A Faster Generalized Two-Stage Approximate Top-K
arXiv:2506.04165v3 Announce Type: replace
Abstract: We consider the Top-$K$ selection problem, which aims to identify the largest $K$ elements in an array. Top-$K$ selection arises in many machine learning algorithms and often becomes a bottleneck on accelerators, which are optimized for dense matrix multiplications. To address this problem, Chern et al. (2022) proposed a fast two-stage approximate Top-$K$ algorithm that: (i) partitions the input array into equal-sized chunks and selects the top-$1$ element from each partition; and (ii) sorts the resulting smaller subset and returns the top $K$ elements. In this paper, we generalize the first stage so that each partition selects the top $K'$ elements (for $1 \leq K' \leq K$).
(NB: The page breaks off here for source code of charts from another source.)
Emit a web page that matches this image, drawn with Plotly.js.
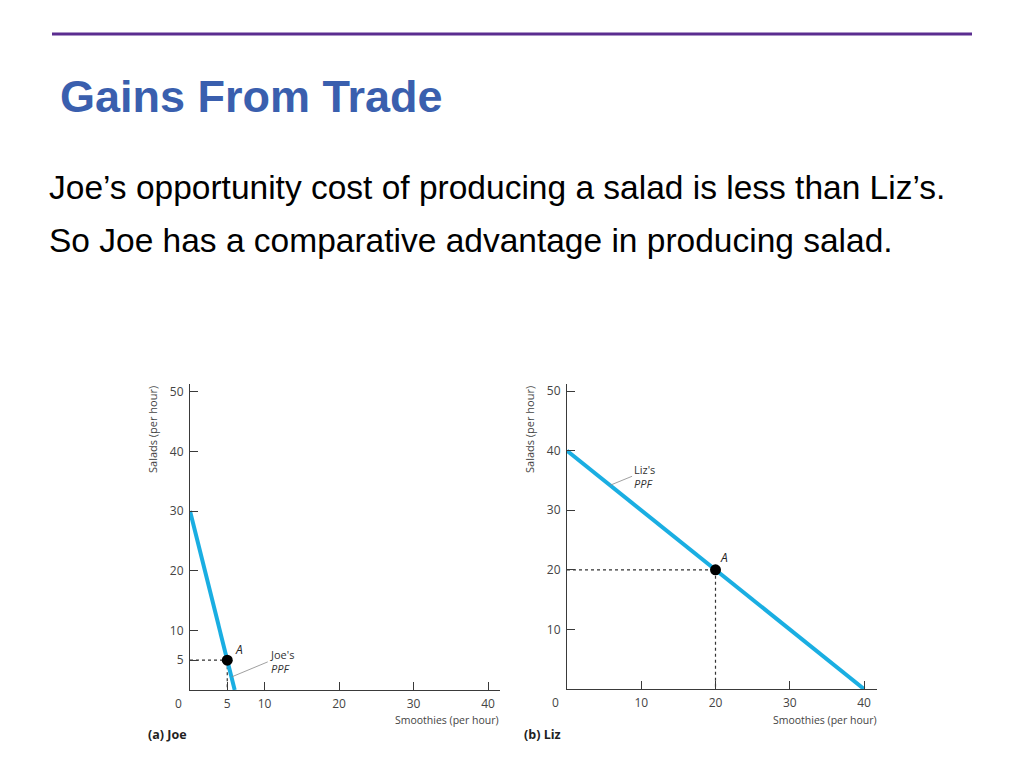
<!DOCTYPE html>
<html>
<head>
<meta charset="utf-8">
<script src="https://cdn.plot.ly/plotly-3.0.1.min.js"></script>
<style>
html,body{margin:0;padding:0;background:#fff;}
#chart{width:1024px;height:768px;}
</style>
</head>
<body>
<div id="chart"></div>
<script>
// ---- Data ----
const joePPFSmoothies = [0, 6];
const joePPFSalads = [30, 0];
const joePointA = {x: 5, y: 5};
const lizPPFSmoothies = [0, 40];
const lizPPFSalads = [40, 0];
const lizPointA = {x: 20, y: 20};
const joeXTicks = [5, 10, 20, 30, 40];
const joeYTicks = [5, 10, 20, 30, 40, 50];
const lizXTicks = [10, 20, 30, 40];
const lizYTicks = [10, 20, 30, 40, 50];

const slideTitle = "Gains From Trade";
const line1 = "Joe’s opportunity cost of producing a salad is less than Liz’s.";
const line2 = "So Joe has a comparative advantage in producing salad.";

const W = 1024, H = 768;
const px = v => v / W;
const py = v => 1 - v / H;

const ppfColor = "#1aaee2";
const axisColor = "#3a3a3a";
const chartFont = "Open Sans, Lato, sans-serif";

function dotted(xs, ys, xa, ya) {
  return {x: xs, y: ys, xaxis: xa, yaxis: ya, mode: "lines",
    line: {color: "#333", width: 1.2, dash: "dot"}, hoverinfo: "skip", showlegend: false};
}

const traces = [
  dotted([0, joePointA.x], [joePointA.y, joePointA.y], "x", "y"),
  dotted([joePointA.x, joePointA.x], [joePointA.y, 0], "x", "y"),
  {x: joePPFSmoothies, y: joePPFSalads, xaxis: "x", yaxis: "y", mode: "lines",
   line: {color: ppfColor, width: 4}, showlegend: false},
  {x: [joePointA.x], y: [joePointA.y], xaxis: "x", yaxis: "y", mode: "markers",
   marker: {color: "#000", size: 11}, showlegend: false},
  dotted([0, lizPointA.x], [lizPointA.y, lizPointA.y], "x2", "y2"),
  dotted([lizPointA.x, lizPointA.x], [lizPointA.y, 0], "x2", "y2"),
  {x: lizPPFSmoothies, y: lizPPFSalads, xaxis: "x2", yaxis: "y2", mode: "lines",
   line: {color: ppfColor, width: 4}, showlegend: false},
  {x: [lizPointA.x], y: [lizPointA.y], xaxis: "x2", yaxis: "y2", mode: "markers",
   marker: {color: "#000", size: 11}, showlegend: false}
];

function xAxis(domain, range, ticks, anchor) {
  return {domain: domain, range: range, anchor: anchor, tickmode: "array", tickvals: ticks,
    ticks: "inside", ticklen: 8, tickwidth: 1, tickcolor: axisColor,
    showline: true, linecolor: axisColor, linewidth: 1, showgrid: false, zeroline: false,
    tickfont: {family: chartFont, size: 12, color: "#444"}, ticklabelstandoff: 3, fixedrange: true};
}
function yAxis(domain, range, ticks, anchor) {
  return {domain: domain, range: range, anchor: anchor, tickmode: "array", tickvals: ticks,
    ticks: "inside", ticklen: 8, tickwidth: 1, tickcolor: axisColor,
    showline: true, linecolor: axisColor, linewidth: 1, showgrid: false, zeroline: false,
    tickfont: {family: chartFont, size: 12, color: "#444"}, ticklabelstandoff: 3, fixedrange: true};
}

const annotations = [
  {xref: "paper", yref: "paper", x: px(58), y: py(96), xanchor: "left", yanchor: "middle",
   text: "<b>" + slideTitle + "</b>", showarrow: false,
   font: {family: "Liberation Sans, Arial, sans-serif", size: 45, color: "#3a5fae"}},
  {xref: "paper", yref: "paper", x: px(47), y: py(187), xanchor: "left", yanchor: "middle",
   text: line1, showarrow: false,
   font: {family: "Liberation Sans, Arial, sans-serif", size: 33.5, color: "#000"}},
  {xref: "paper", yref: "paper", x: px(47), y: py(241), xanchor: "left", yanchor: "middle",
   text: line2, showarrow: false,
   font: {family: "Liberation Sans, Arial, sans-serif", size: 33.5, color: "#000"}},
  // origin labels
  {xref: "x", yref: "y", x: 0, y: 0, xshift: -12, yshift: -13, text: "0", showarrow: false,
   font: {family: chartFont, size: 12, color: "#444"}},
  {xref: "x2", yref: "y2", x: 0, y: 0, xshift: -12, yshift: -13, text: "0", showarrow: false,
   font: {family: chartFont, size: 12, color: "#444"}},
  // axis titles
  {xref: "paper", yref: "paper", x: px(501), y: py(720), xanchor: "right", yanchor: "middle",
   text: "Smoothies (per hour)", showarrow: false, font: {family: chartFont, size: 10.5, color: "#444"}},
  {xref: "paper", yref: "paper", x: px(879), y: py(720), xanchor: "right", yanchor: "middle",
   text: "Smoothies (per hour)", showarrow: false, font: {family: chartFont, size: 10.5, color: "#444"}},
  {xref: "paper", yref: "paper", x: px(152), y: py(430), xanchor: "center", yanchor: "middle",
   textangle: -90, text: "Salads (per hour)", showarrow: false,
   font: {family: chartFont, size: 11, color: "#444"}},
  {xref: "paper", yref: "paper", x: px(529), y: py(430), xanchor: "center", yanchor: "middle",
   textangle: -90, text: "Salads (per hour)", showarrow: false,
   font: {family: chartFont, size: 11, color: "#444"}},
  // panel labels
  {xref: "paper", yref: "paper", x: px(146), y: py(734), xanchor: "left", yanchor: "middle",
   text: "<b>(a) Joe</b>", showarrow: false, font: {family: chartFont, size: 12.5, color: "#222"}},
  {xref: "paper", yref: "paper", x: px(522), y: py(734), xanchor: "left", yanchor: "middle",
   text: "<b>(b) Liz</b>", showarrow: false, font: {family: chartFont, size: 12.5, color: "#222"}},
  // point labels
  {xref: "x", yref: "y", x: joePointA.x, y: joePointA.y, xshift: 12, yshift: 11, text: "<i>A</i>",
   showarrow: false, font: {family: chartFont, size: 12, color: "#222"}},
  {xref: "x2", yref: "y2", x: lizPointA.x, y: lizPointA.y, xshift: 8, yshift: 12, text: "<i>A</i>",
   showarrow: false, font: {family: chartFont, size: 12, color: "#222"}},
  // PPF labels with leader lines
  {xref: "x", yref: "y", x: 5.6, y: 2.2, ax: 36, ay: -15, axref: "pixel", ayref: "pixel",
   text: "Joe's<br><i>PPF</i>", showarrow: true, arrowhead: 0, arrowwidth: 0.8, arrowcolor: "#888",
   xanchor: "left", align: "left", font: {family: chartFont, size: 11, color: "#333"}},
  {xref: "x2", yref: "y2", x: 5.8, y: 34.2, ax: 22, ay: -9, axref: "pixel", ayref: "pixel",
   text: "Liz's<br><i>PPF</i>", showarrow: true, arrowhead: 0, arrowwidth: 0.8, arrowcolor: "#888",
   xanchor: "left", align: "left", font: {family: chartFont, size: 11, color: "#333"}}
];

const layout = {
  width: W, height: H,
  margin: {l: 0, r: 0, t: 0, b: 0},
  paper_bgcolor: "#fff", plot_bgcolor: "rgba(0,0,0,0)",
  showlegend: false,
  xaxis: xAxis([px(190), px(500)], [0, 41.6], joeXTicks, "y"),
  yaxis: yAxis([py(690), py(384)], [0, 51.3], joeYTicks, "x"),
  xaxis2: xAxis([px(567), px(877)], [0, 41.75], lizXTicks, "y2"),
  yaxis2: yAxis([py(689), py(384)], [0, 51.2], lizYTicks, "x2"),
  shapes: [
    {type: "line", xref: "paper", yref: "paper", x0: px(52), x1: px(972), y0: py(34), y1: py(34),
     line: {color: "#5b2d90", width: 3}}
  ],
  annotations: annotations
};

Plotly.newPlot("chart", traces, layout, {staticPlot: true, displayModeBar: false});
</script>
</body>
</html>
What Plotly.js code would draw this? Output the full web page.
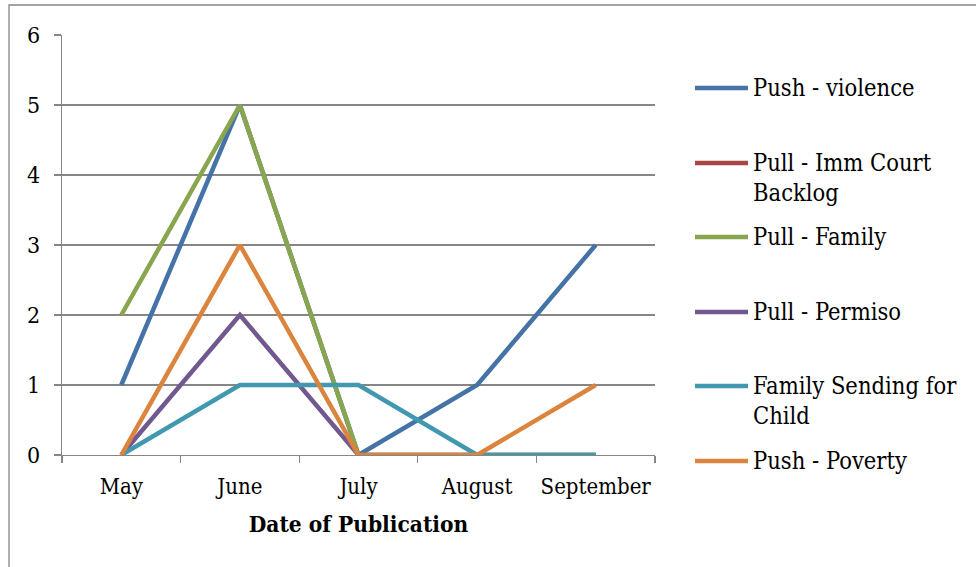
<!DOCTYPE html>
<html>
<head>
<meta charset="utf-8">
<script src="https://cdn.plot.ly/plotly-3.0.1.min.js"></script>
<style>
html,body{margin:0;padding:0;background:#fff;}
#chart{width:976px;height:567px;}
</style>
</head>
<body>
<div id="chart"></div>
<script>
const months = ["May", "June", "July", "August", "September"];
const seriesNames = ["Push - violence", "Pull - Imm Court<br>Backlog", "Pull - Family", "Pull - Permiso", "Family Sending for<br>Child", "Push - Poverty"];
const pushViolence = [1, 5, 0, 1, 3];
const pullCourtBacklog = [null, null, null, null, null];
const pullFamily = [2, 5, 0, 0, 0];
const pullPermiso = [0, 2, 0, 0, 0];
const familySending = [0, 1, 1, 0, 0];
const pushPoverty = [0, 3, 0, 0, 1];
const yTicks = [0, 1, 2, 3, 4, 5, 6];
const seriesColors = ["#4572A7", "#AA4643", "#89A54E", "#71588F", "#4198AF", "#DB843D"];

const values = [pushViolence, pullCourtBacklog, pullFamily, pullPermiso, familySending, pushPoverty];

const FONT = "DejaVu Serif Condensed";
const L = 62, R = 655, T = 35, B = 455, W = 976, H = 567;
const px = x => (x - L) / (R - L);
const py = y => (B - y) / (B - T);

const traces = values.map((v, i) => ({
  x: months, y: v, type: "scatter", mode: "lines",
  name: seriesNames[i].replace("<br>", " "),
  line: {color: seriesColors[i], width: 4.5},
  connectgaps: false, showlegend: false, hoverinfo: "x+y+name"
}));

const shapes = [{
  type: "rect", xref: "paper", yref: "paper",
  x0: px(9), x1: px(985), y0: py(580), y1: py(5),
  line: {color: "#868686", width: 1.3}, fillcolor: "rgba(0,0,0,0)", layer: "below"
}];
const annotations = [];
const legendY = [88, 163, 237, 312, 386, 461];
seriesNames.forEach((n, i) => {
  shapes.push({
    type: "line", xref: "paper", yref: "paper",
    x0: px(695), x1: px(748), y0: py(legendY[i]), y1: py(legendY[i]),
    line: {color: seriesColors[i], width: 4.5}
  });
  n.split("<br>").forEach((part, k) => {
    annotations.push({
      xref: "paper", yref: "paper", x: px(751), y: py(legendY[i] + 30 * k),
      xanchor: "left", yanchor: "middle", align: "left", showarrow: false,
      text: part, font: {family: FONT, size: 23.5, color: "#000"}
    });
  });
});

const layout = {
  width: W, height: H,
  margin: {l: L, r: W - R, t: T, b: H - B, pad: 0},
  paper_bgcolor: "#fff", plot_bgcolor: "#fff",
  showlegend: false,
  font: {family: FONT, size: 23, color: "#000"},
  xaxis: {
    type: "category", range: [-0.5, 4.5], tickangle: 0,
    tickson: "boundaries", ticks: "outside", ticklen: 7, tickcolor: "#868686", tickwidth: 1.3,
    showline: true, linecolor: "#868686", linewidth: 1.3,
    showgrid: false, zeroline: false,
    tickfont: {family: FONT, size: 22, color: "#000"},
    ticklabelstandoff: 11,
    title: {text: "<b>Date of Publication</b>", font: {family: FONT, size: 22.5, color: "#000"}, standoff: 18}
  },
  yaxis: {
    range: [0, 6], tickvals: yTicks, ticktext: yTicks.map(String),
    ticks: "outside", ticklen: 7, tickcolor: "#868686", tickwidth: 1.3,
    showline: true, linecolor: "#868686", linewidth: 1.3,
    showgrid: true, gridcolor: "#868686", gridwidth: 1.3, zeroline: false,
    tickfont: {family: FONT, size: 23, color: "#000"},
    ticklabelstandoff: 9
  },
  shapes: shapes,
  annotations: annotations
};

Plotly.newPlot("chart", traces, layout, {displayModeBar: false, staticPlot: true});
</script>
</body>
</html>
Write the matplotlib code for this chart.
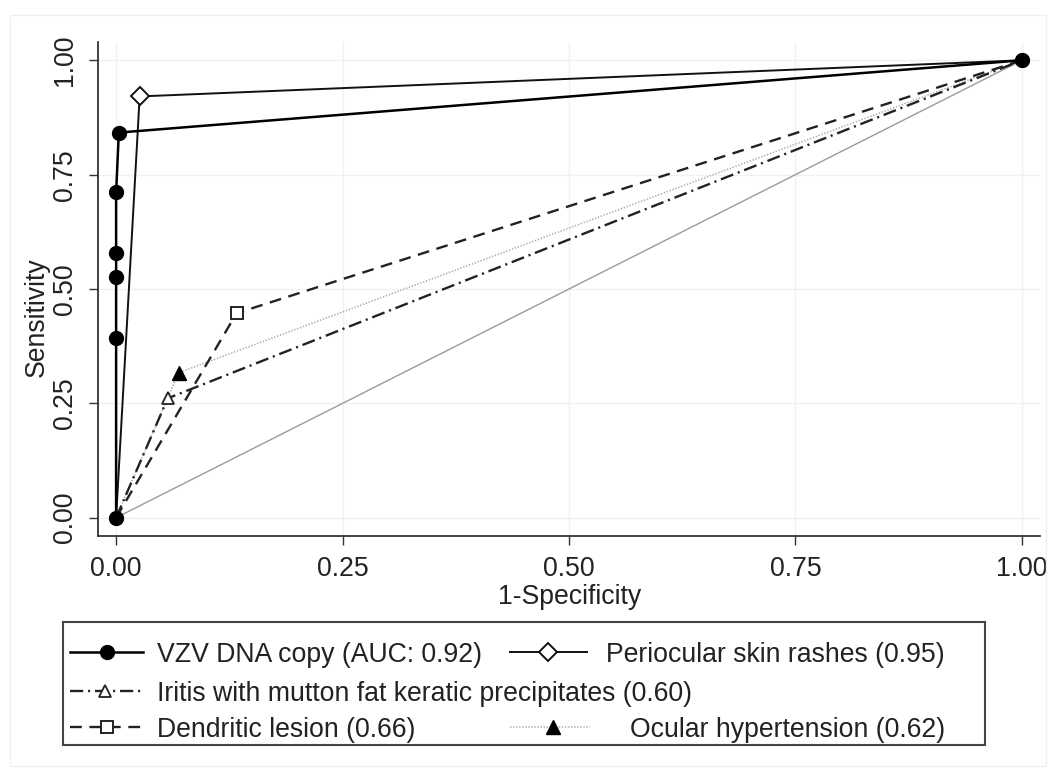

Our contributions include: (i) an expression for the expected recall of this generalized algorithm under random partitioning, and a demonstration that choosing $K' > 1$ with fewer partitions in the first stage more effectively reduces the input size to the second stage while maintaining the same expected recall as the original algorithm; (ii) a bound on the expected recall of the original algorithm as a function of the algorithm parameters that is provably tighter by a factor of $2$ than the bound reported by Chern et al. (2022); and (iii) an implementation of our algorithm on Cloud TPUv5e that achieves approximately an order of magnitude speedup over the original algorithm without sacrificing recall.